As the 2014-15 football season drags towards its end, all the top flight clubs are basking in the glory of the nice fat TV deal which has been concluded. Football supporters and those watching games on TV will be less happy, however, as ticket prices and subscription rates increase even further. Steve Jones asks, whatever happened to football being “the working man’s game”?
As the 2014-15 football season drags towards its end, all the top flight clubs are basking in the glory of the nice fat TV deal which has been concluded between the Premier League and the two companies who were successful in their bids, Sky and BT Sport. A record £5.136 billion will be paid over in return for TV rights to live games between 2016 and 2019.
Sky customers may not be so happy, however, as soon after the deal was finalised monthly fees to access these games went up yet again. Even less happy will be the lower leagues who will see very little of this money, despite all the promises: according to the BBC, only 5% of Premier League income ever reaches the other leagues.
Least happy of all will be the long-suffering football supporters. Forced to attend games at all manner of odd times – Saturday nights, late Sunday afternoon, or the middle of the day – to fit in with television schedules, they can still expect to still see over-inflated ticket prices continue to creep up. Football has gone from being a relatively cheap game to watch to being one which is so pricey that many cannot afford it. The joke going around is that the average Premier League football crowd is fifty shades of grey, referring to the colour of most people’s hair – or rather their age!
What is even more bizarre is to see the fantasy finance world in which most clubs seem to now operate. The Mail on Sunday has collected data which shows that many clubs are operating on the back of huge debts, mainly accrued to stay in the division or qualify for Europe. Arsenal currently has a debt of £240 million, Manchester United has a debt of £342 million, and Chelsea has a debt of £958 million. Only Spurs and Swansea seem to be able to operate with no debt, alongside West Brom who have a debt of just £1 million. Indeed the total combined debt of the Premier League clubs now stands at £2.5 billion.

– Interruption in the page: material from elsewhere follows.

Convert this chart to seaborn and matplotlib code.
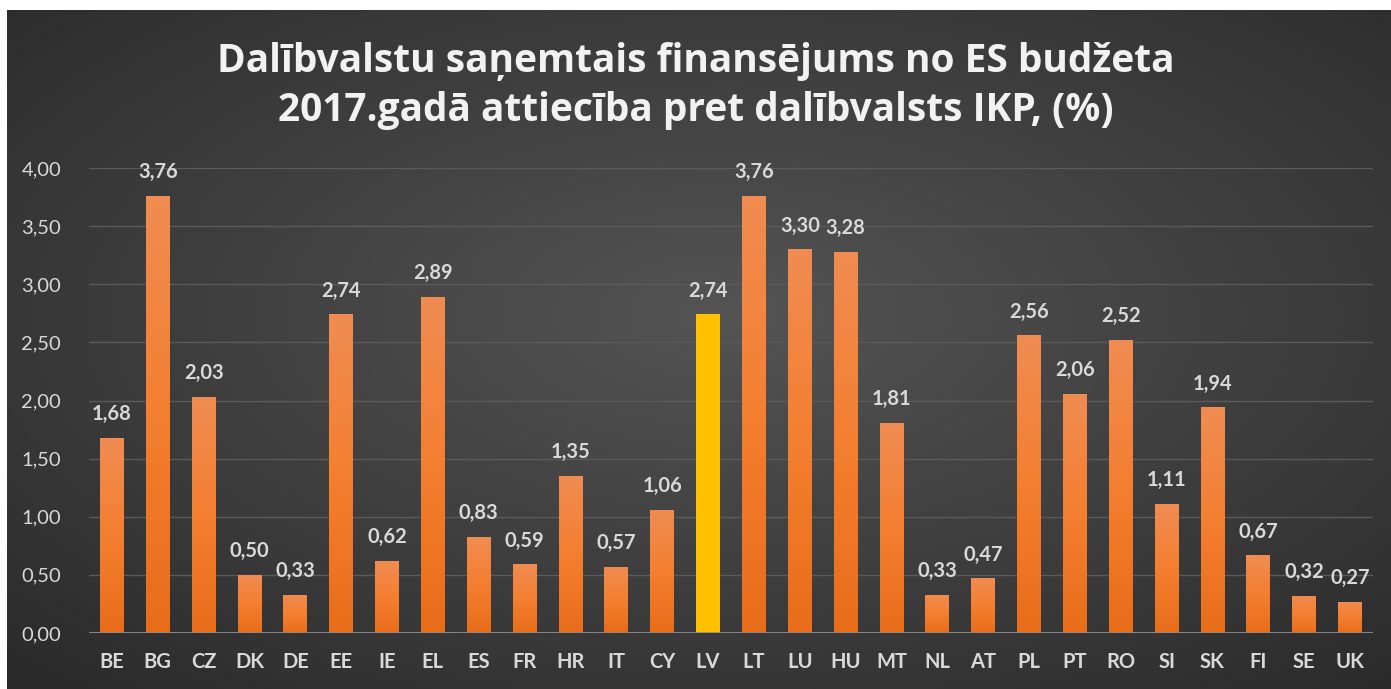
import numpy as np
import pandas as pd
import matplotlib.pyplot as plt
import matplotlib.colors as mcolors
import seaborn as sns

# values
countries = ['BE', 'BG', 'CZ', 'DK', 'DE', 'EE', 'IE', 'EL', 'ES', 'FR', 'HR', 'IT', 'CY', 'LV',
             'LT', 'LU', 'HU', 'MT', 'NL', 'AT', 'PL', 'PT', 'RO', 'SI', 'SK', 'FI', 'SE', 'UK']
shares = [1.68, 3.76, 2.03, 0.50, 0.33, 2.74, 0.62, 2.89, 0.83, 0.59, 1.35, 0.57, 1.06, 2.74,
          3.76, 3.30, 3.28, 1.81, 0.33, 0.47, 2.56, 2.06, 2.52, 1.11, 1.94, 0.67, 0.32, 0.27]
highlight = 'LV'
y_ticks = [0, 0.5, 1.0, 1.5, 2.0, 2.5, 3.0, 3.5, 4.0]
title = 'Dalībvalstu saņemtais finansējums no ES budžeta\n2017.gadā attiecība pret dalībvalsts IKP, (%)'

df = pd.DataFrame({'country': countries, 'share': shares})
df['group'] = np.where(df['country'] == highlight, 'hl', 'other')

sns.set_theme(style='dark')
plt.rcParams['font.family'] = ['Lato', 'DejaVu Sans']
txt = '#d9d9d9'

fig = plt.figure(figsize=(13.91, 6.89), dpi=100, facecolor='white')

# dark radial background
bg = fig.add_axes([7 / 1391, 0, 1 - 7 / 1391, 1 - 10 / 689])
yy, xx = np.mgrid[0:1:300j, 0:1:600j]
r = np.sqrt(((xx - 0.52) / 0.75) ** 2 + ((yy - 0.45) / 0.75) ** 2)
r = np.clip(r, 0, 1)
bg_cmap = mcolors.LinearSegmentedColormap.from_list('bg', ['#545454', '#3f3f3f', '#2a2a2a'])
bg.imshow(r, cmap=bg_cmap, aspect='auto', extent=[0, 1, 0, 1], vmin=0, vmax=1)
bg.set_axis_off()

ax = fig.add_axes([89 / 1391, 1 - 633 / 689, 1284 / 1391, 465 / 689])
ax.patch.set_alpha(0)

sns.barplot(data=df, x='country', y='share', hue='group', dodge=False, legend=False,
            palette={'other': '#ee7b2c', 'hl': '#ffc000'}, width=0.52, saturation=1,
            linewidth=0, ax=ax)

# vertical gradient on the orange bars
grad = np.linspace(0, 1, 256).reshape(-1, 1)
bar_cmap = mcolors.LinearSegmentedColormap.from_list('bar', ['#f08c52', '#f47f30', '#e86d1a'])
for p in ax.patches:
    idx = int(round(p.get_x() + p.get_width() / 2))
    if countries[idx] == highlight or p.get_height() == 0:
        continue
    x0, w, h = p.get_x(), p.get_width(), p.get_height()
    im = ax.imshow(grad, cmap=bar_cmap, aspect='auto', extent=[x0, x0 + w, 0, h],
                   origin='upper', zorder=p.get_zorder() + 0.1)
    im.set_clip_path(p)

for i, v in enumerate(shares):
    ax.annotate(f'{v:.2f}'.replace('.', ','), (i, v), xytext=(0, 17), textcoords='offset points',
                ha='center', va='center', color=txt, fontsize=14.5, fontweight='bold',
                annotation_clip=False)

ax.set_xlim(-0.5, len(countries) - 0.5)
ax.set_ylim(0, 4)
ax.set_yticks(y_ticks)
ax.set_yticklabels([f'{t:.2f}'.replace('.', ',') for t in y_ticks], color=txt, fontsize=14.5)
ax.tick_params(axis='x', colors=txt, labelsize=14.5, pad=14, length=0)
ax.tick_params(axis='y', pad=20, length=0)
for lab in ax.get_xticklabels():
    lab.set_fontweight('bold')
ax.set_xlabel('')
ax.set_ylabel('')
ax.yaxis.grid(True, color='#5a5a5a', linewidth=1)
ax.set_axisbelow(True)
for s in ax.spines.values():
    s.set_visible(False)
ax.axhline(0, color='#8c8c8c', linewidth=2, zorder=5)

fig.text(0.5, 1 - 86 / 689, title, ha='center', va='center', color='#f2f2f2',
         fontsize=28, fontweight='bold', linespacing=1.35, family=['Open Sans', 'DejaVu Sans'])

fig.savefig('out.png', dpi=100, facecolor='white')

Yet they only have a combined income of £3.1 billion. Out of this they then have to pay the wages of their over-priced superstars, hence the tendency to pay their support staff bugger all. The combined wage bill of these clubs stands at 59% of total income. Only three clubs pay less than 50% of their income on wages – Crystal Palace, Hull and Newcastle. Against this, Leicester is paying 130% of their income in wages, and QPR a massive 194%.
So how does all this work out in actual profits for the clubs? The pre-tax profit of Chelsea, for the last available year for which data is available, was just £19.1 million, Liverpool’s is £5.5 million, Arsenal £3.8 million, and Manchester United occupy top spot with £67.9 million thanks to a big push upwards in ticket prices, etc. Incredibly, champions Manchester City report in with a £17.7 million loss!
Even by the dismal standards of British capitalism, this does not look good. No wonder the clubs are so keen on ever-larger TV deals being agreed and on pocketing as much of the money as possible.
As in all other aspects of life, the owners are inviting us to foot the bill one way or another. The belief that the Premier League has become a game for the rich rather than the working class sport it used to be is starting to take root. These clubs should be assets for the local communities, not toys for Russian oligarchs and Middle-eastern sheiks. They should be put under public ownership, and run by coaches, staff, players, and supporters, with local working class communities having a full say rather than being shut out as is the case at present.